I’ve always hated this saying, but there is a point to it, and this point resonates with me when it comes to upping the game of human identity-based authentication. We in the public sector have spent millions of dollars and dozens of years putting a pretty good system in place to deal with this.
Pretty good...but not great and not without its holes - some small, some gaping. We’ve also been lurching back and forth between “smart cards are dead!” & “smart cards are with us forever!”. The truth, as it always is, is somewhere in between.
We spend a good amount of time talking about quick wins to get started (or maybe restarted?). Or, at least, recommitted to closing the gaps that exist and doing it in a way that has an eye toward a longer, more complete journey and doesn’t break the proverbial piggy bank.
But from an enterprise perspective, we have to keep going back to the investments we’ve made and find a way to leverage them.
We’ve tried to do this with a derived credential with mixed results. While it looks good on paper, you lose something in the translation - you lose one of your factors. It would be a stretch to call PIV-D (Derived Personal Identity Verification) multi-factor authentication.
So you would still need something else. And while it’s great in a mobile context and will be even greater once all endpoint platforms have on-board TPMs (Trusted Platform Module) or a secure hardware-based element with which to store the credential, it’s still not strong enough. It doesn’t mirror the strength of...the card.
Which is why we want to build in support for card-based proofing for enrollment. This leverages the years-long investment in public key infrastructure (PKI) and “the card” to prove identity and device ownership in order to provision a simpler, more widely-accepted authenticator.
These authenticators can be one or many and can be provisioned and utilized based on risk as outlined in NIST’s SP-800-63-3 guidance. For example, you could authenticate with a PIV or CAC (Common Access Card) and provision a Yubikey for AAL Level 3, AND provision a Duo Push token for AAL Level 2 access.

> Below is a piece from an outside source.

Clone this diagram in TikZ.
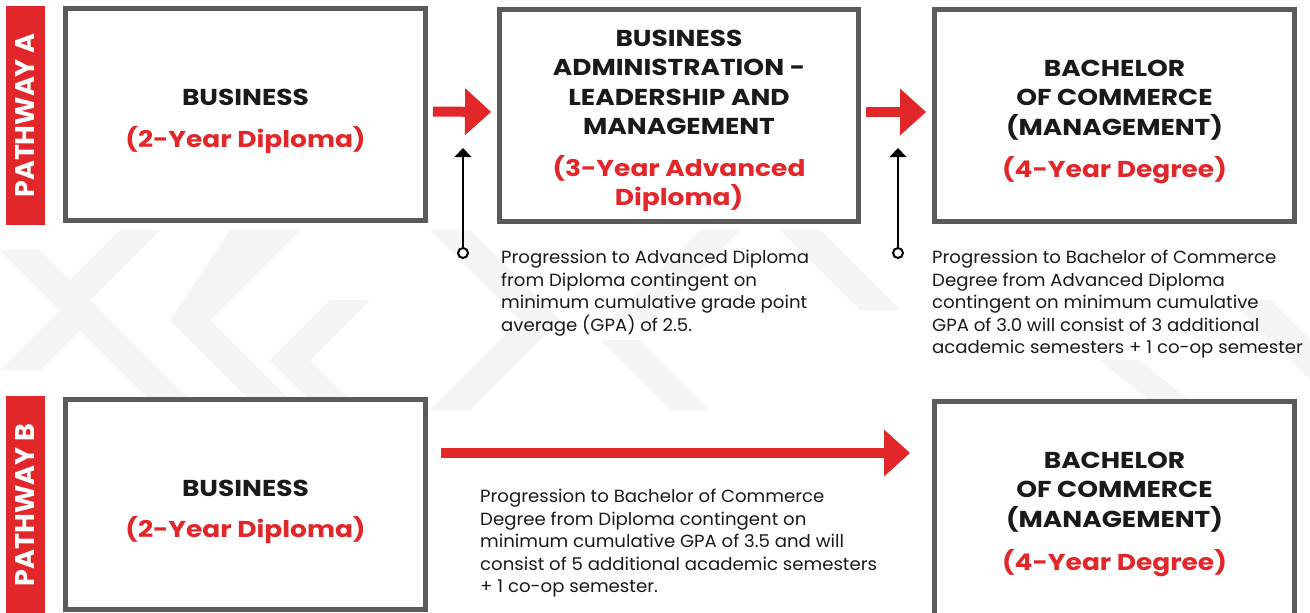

It’s important to note that since NIST was smart and separated the enrollment/provisioning from usage, this “derived authenticator” should satisfy, depending on workflow, NIST SP-800-63-3 IAL Level 3. We really are moving more toward a “risk-based” model, which will only help us and is really the right security approach.
The technology world is moving fast. This pace is creating heartburn and fire drills in private enterprise, and public sector enterprise is really no different here. By leveraging existing infrastructure and existing investment, we can find a way to save $$$ and deliver a superior user experience while still meeting the “laws of the land.”
These are exciting times and we ain’t even done yet.